Se recupererà grinta e controllo, stasera, da Bruno Vespa, il Veterano inaugurerà la campagna elettorale inseguendo una rimonta che sembra impossibile. Però lo sembrava anche nel 2006 e poi nel 2013. Ma in campagna elettorale Berlusconi è Maradona: darlo per spacciato è sempre un azzardo. Lo hanno imparato a loro spese Prodi e Bersani.

Il canovaccio del martellamento propagandistico è pronto. Durissima offensiva contro il governo sul fronte dell’economia e delle tasse, dipingendo Renzi, troppo spesso lodato per smentirsi, come ostaggio del fronte della conservazione interno al suo partito. Quindi lotta su due fronti per quanto riguarda l’Europa: toni grillo-leghisti contro la «trazione tedesca» e l’odiata Merkel, ma anche accenti euro-entusiasti contro i «populisti» tipo Beppe o il Carroccio, che non vogliono migliorare l’Europa ma distruggerla, come spiega il vademecum distribuito ai candidati.

Però reggere una simile offensiva restando a braccetto con Renzi sulle riforme è impresa quasi impossibile. Ieri Fi si è schierata ufficialmente a favore di un Senato elettivo.
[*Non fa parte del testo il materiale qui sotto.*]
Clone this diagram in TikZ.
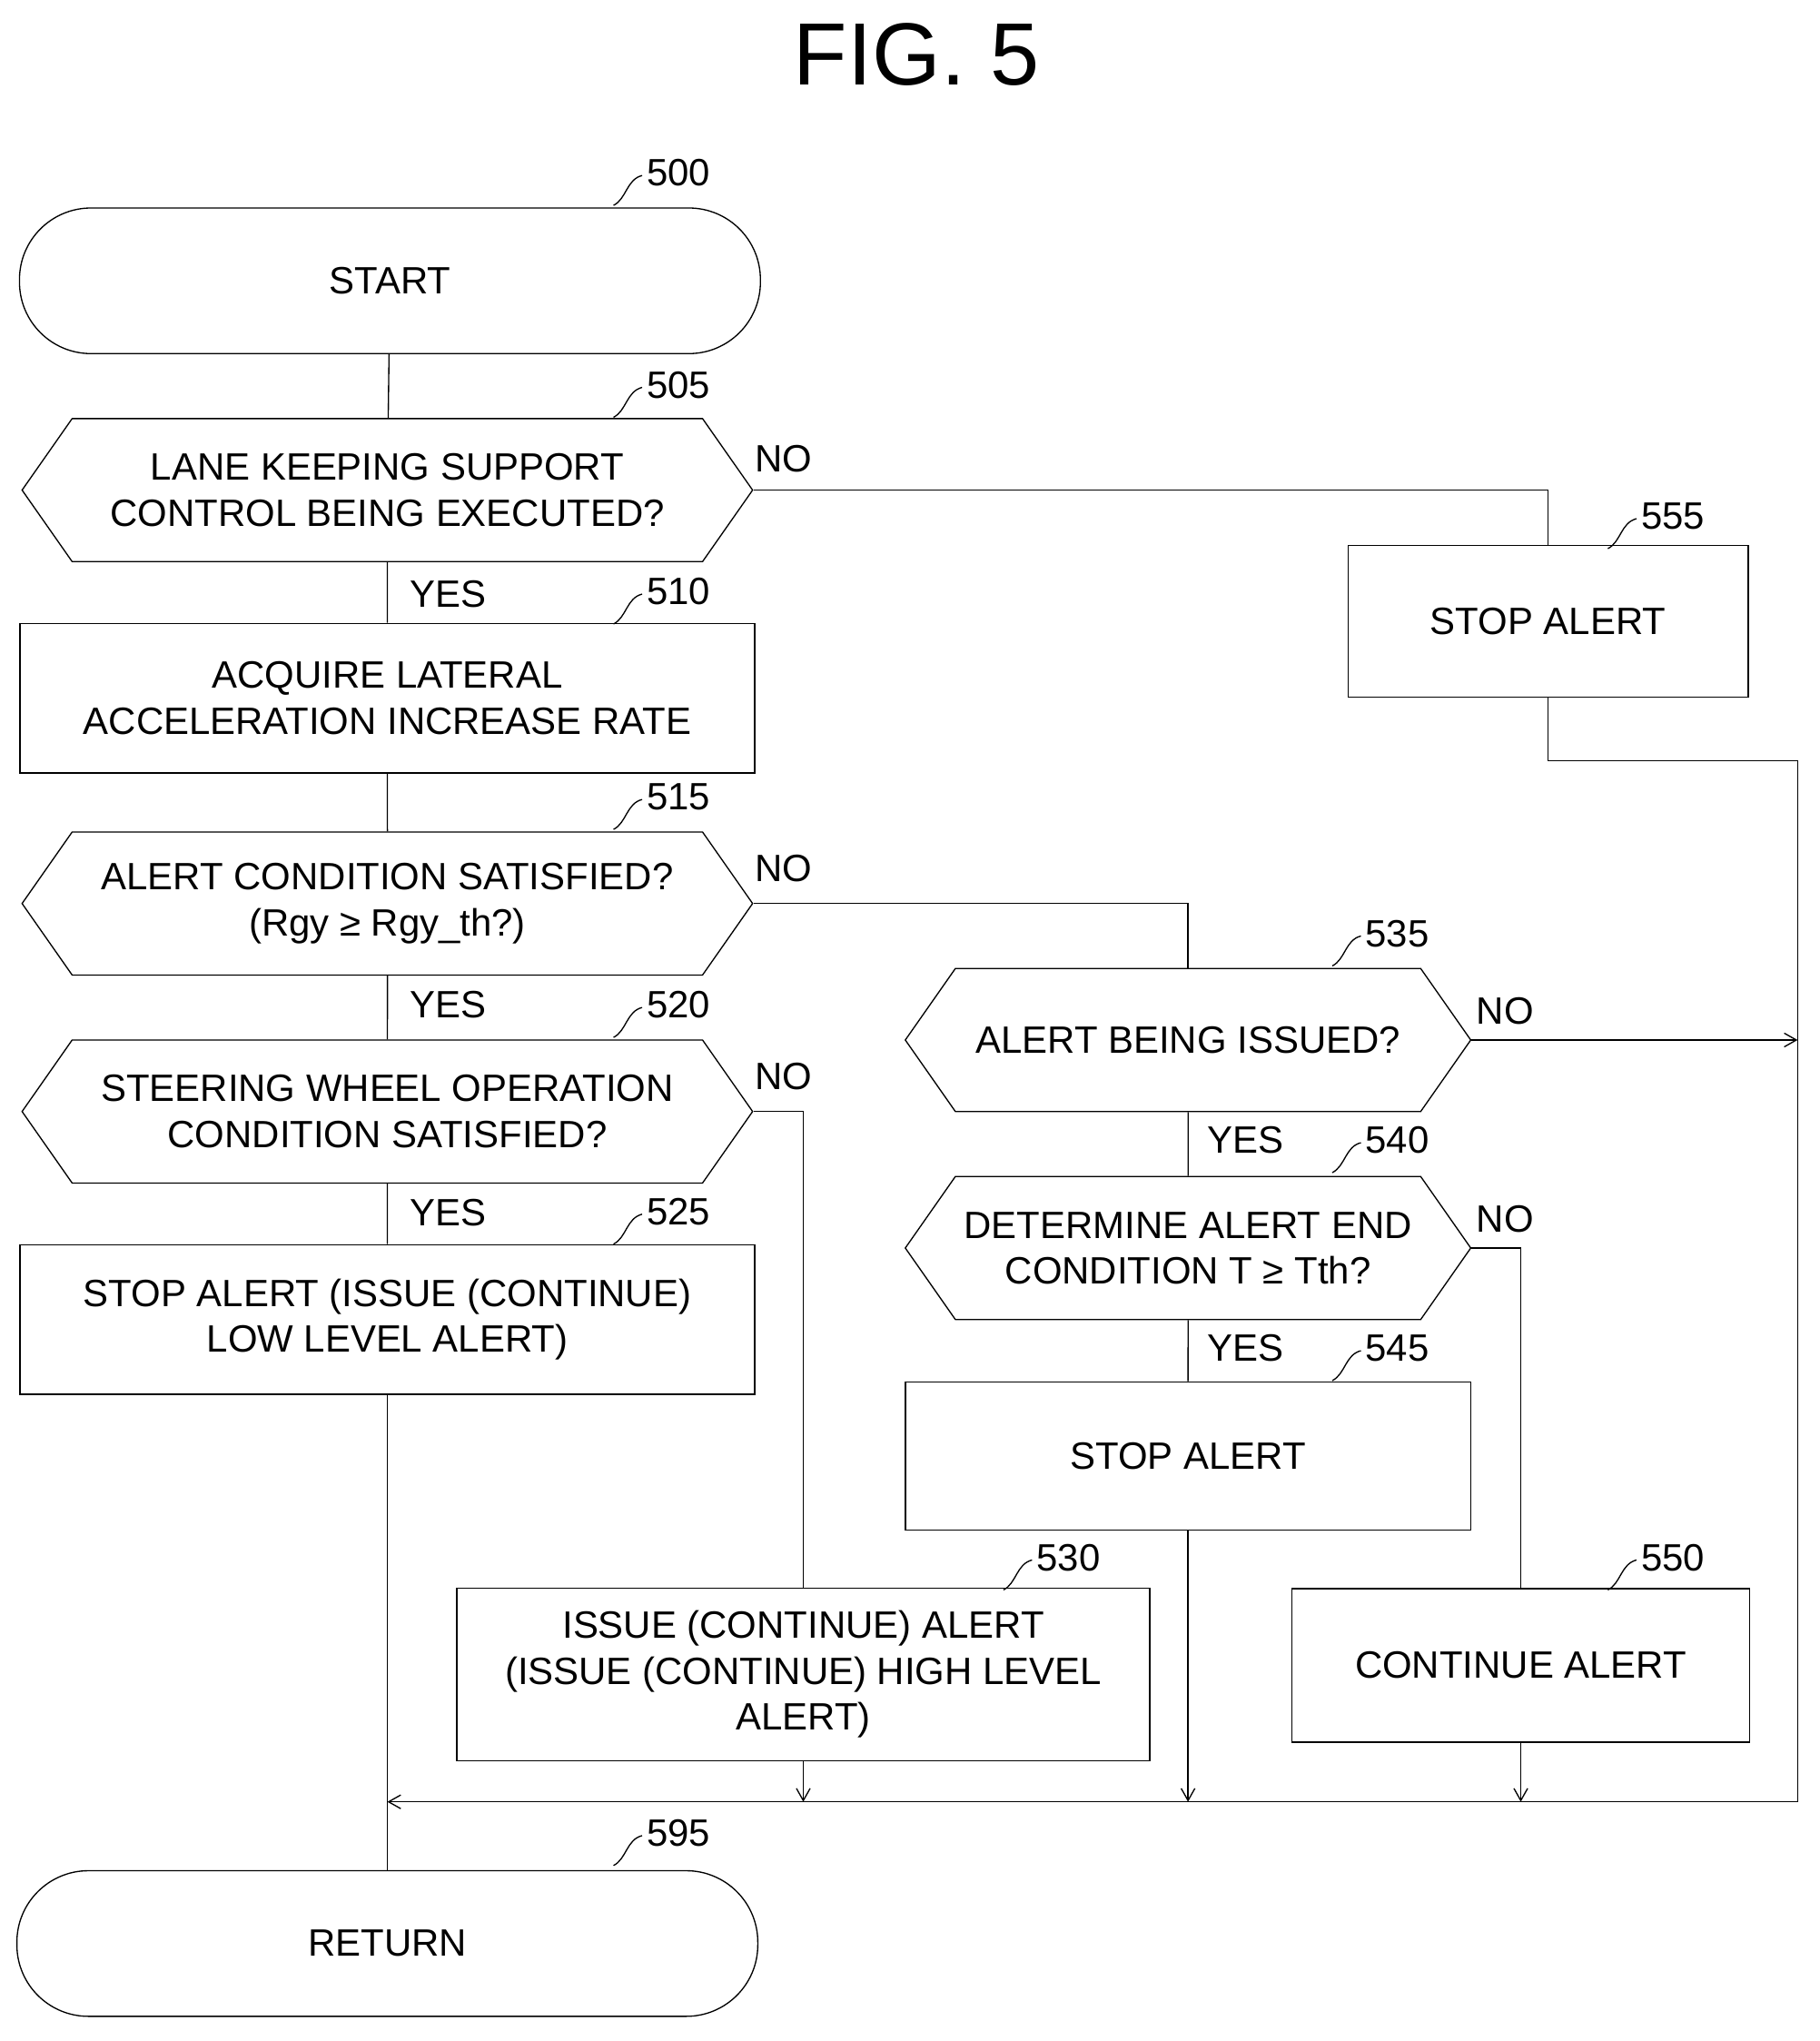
\documentclass[tikz,border=0pt]{standalone}
\usepackage{fontspec}
\setmainfont{Liberation Sans}
\usetikzlibrary{shapes.symbols,arrows.meta}
\tikzset{
  box/.style = {draw, thick, align=center, inner sep=0pt},
  term/.style = {draw, thick, rounded corners=1.65cm, align=center, minimum width=17.1cm, minimum height=3.36cm},
  hex/.style = {draw, thick, signal, signal to=east and west, signal pointer angle=110, align=center, inner sep=0pt},
  lbl/.style = {font=\fontsize{25}{30}\selectfont},
  flow/.style = {thick},
  tip/.style = {thick, -{Straight Barb[length=8pt,width=9pt]}}
}
\newcommand{\stepnum}[3]{% node, x, y
  \node[lbl] at (#2,#3) {#1};
  \draw[thick] (#2-50,#3+25) .. controls (#2-40,#3+20) and (#2-40,#3+5) .. (#2-28,#3+2);
}
\begin{document}
\begin{tikzpicture}[x=0.03cm, y=-0.03cm, every node/.style={font=\fontsize{25}{30}\selectfont}]
\useasboundingbox (0,0) rectangle (1400,1570);
\node[font=\fontsize{58}{60}\selectfont] (title) at (705,42) {FIG. 5};

\node[term] (start) at (300,216) {START};
\node[hex, minimum width=16.86cm, minimum height=3.3cm] (s505) at (298,377) {LANE KEEPING SUPPORT\\CONTROL BEING EXECUTED?};
\node[box, minimum width=16.95cm, minimum height=3.45cm] (s510) at (298,537) {ACQUIRE LATERAL\\ACCELERATION INCREASE RATE};
\node[hex, minimum width=16.86cm, minimum height=3.3cm] (s515) at (298,695) {ALERT CONDITION SATISFIED?\\(Rgy ≥ Rgy\_th?)};
\node[hex, minimum width=16.86cm, minimum height=3.3cm] (s520) at (298,855) {STEERING WHEEL OPERATION\\CONDITION SATISFIED?};
\node[box, minimum width=16.95cm, minimum height=3.45cm] (s525) at (298,1015) {STOP ALERT (ISSUE (CONTINUE)\\LOW LEVEL ALERT)};
\node[box, minimum width=9.24cm, minimum height=3.5cm] (s555) at (1191,478) {STOP ALERT};
\node[hex, minimum width=13.05cm, minimum height=3.3cm] (s535) at (914,800) {ALERT BEING ISSUED?};
\node[hex, minimum width=13.05cm, minimum height=3.3cm] (s540) at (914,960) {DETERMINE ALERT END\\CONDITION T ≥ Tth?};
\node[box, minimum width=13.05cm, minimum height=3.42cm] (s545) at (914,1120) {STOP ALERT};
\node[box, minimum width=15.99cm, minimum height=3.99cm] (s530) at (618,1288) {ISSUE (CONTINUE) ALERT\\(ISSUE (CONTINUE) HIGH LEVEL\\ALERT)};
\node[box, minimum width=10.56cm, minimum height=3.54cm] (s550) at (1170,1281) {CONTINUE ALERT};
\node[term] (ret) at (298,1495) {RETURN};

\coordinate (m0) at (298,1386);
\coordinate (m1) at (618,1386);
\coordinate (m2) at (914,1386);
\coordinate (m3) at (1170,1386);
\coordinate (m4) at (1383,1386);
\coordinate (r1) at (1191,585);
\coordinate (r2) at (1383,585);
\coordinate (r3) at (1383,800);

% main column
\draw[flow] (start) -- (s505);
\draw[flow] (s505) -- (s510);
\draw[flow] (s510) -- (s515);
\draw[flow] (s515) -- (s520);
\draw[flow] (s520) -- (s525);
\draw[flow] (s525) -- (ret);
% branches
\draw[flow] (s505.east) -- (1191,377) -- (s555.north);
\draw[flow] (s555.south) -- (r1) -- (r2) -- (m4) -- (m3);
\draw[flow] (s515.east) -- (914,695) -- (s535.north);
\draw[flow] (s535) -- (s540);
\draw[flow] (s540) -- (s545);
\draw[flow] (s520.east) -- (618,855) -- (s530.north);
\draw[flow] (s540.east) -- (1170,960) -- (s550.north);
\draw[tip] (s535.east) -- (r3);
% merge
\draw[tip] (m3) -- (m0);
\draw[tip] (s530.south) -- (m1);
\draw[tip] (s545.south) -- (m2);
\draw[tip] (s550.south) -- (m3);

% yes / no
\node[lbl] at (603,353) {NO};
\node[lbl] at (603,668) {NO};
\node[lbl] at (603,828) {NO};
\node[lbl] at (1158,778) {NO};
\node[lbl] at (1158,938) {NO};
\node[lbl] at (345,457) {YES};
\node[lbl] at (345,773) {YES};
\node[lbl] at (345,933) {YES};
\node[lbl] at (958,877) {YES};
\node[lbl] at (958,1037) {YES};

% step numbers
\stepnum{500}{522}{133}
\stepnum{505}{522}{296}
\stepnum{510}{522}{455}
\stepnum{515}{522}{613}
\stepnum{520}{522}{773}
\stepnum{525}{522}{932}
\stepnum{555}{1287}{397}
\stepnum{535}{1075}{718}
\stepnum{540}{1075}{877}
\stepnum{545}{1075}{1037}
\stepnum{530}{822}{1198}
\stepnum{550}{1287}{1198}
\stepnum{595}{522}{1410}
\end{tikzpicture}
\end{document}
Poi il capogruppo Romani si è prodotto in una dichiarazione tra le più pischedeliche, spiegando che sì, Fi è per il Senato elettivo, all’opposto di Renzi, però è anche decisa a mantenere il patto con Renzi, però riparlandone, magari con un nuovo incontro tra i due capi, e poi certo, bisognerà vedere se tutti i senatori Pd obbediranno al loro capo, sennò chissà, vedremo. Traduzione: Silvio deve ancora decidere. E siccome il voto sulla riforma arriverà dopo le elezioni, deciderà sulla base di quel risultato. La riforma della Carta, insomma, è appesa alla distanza tra la percentuali che incasseranno Beppe il Comico e Silvio il Cabarettista. Allegria!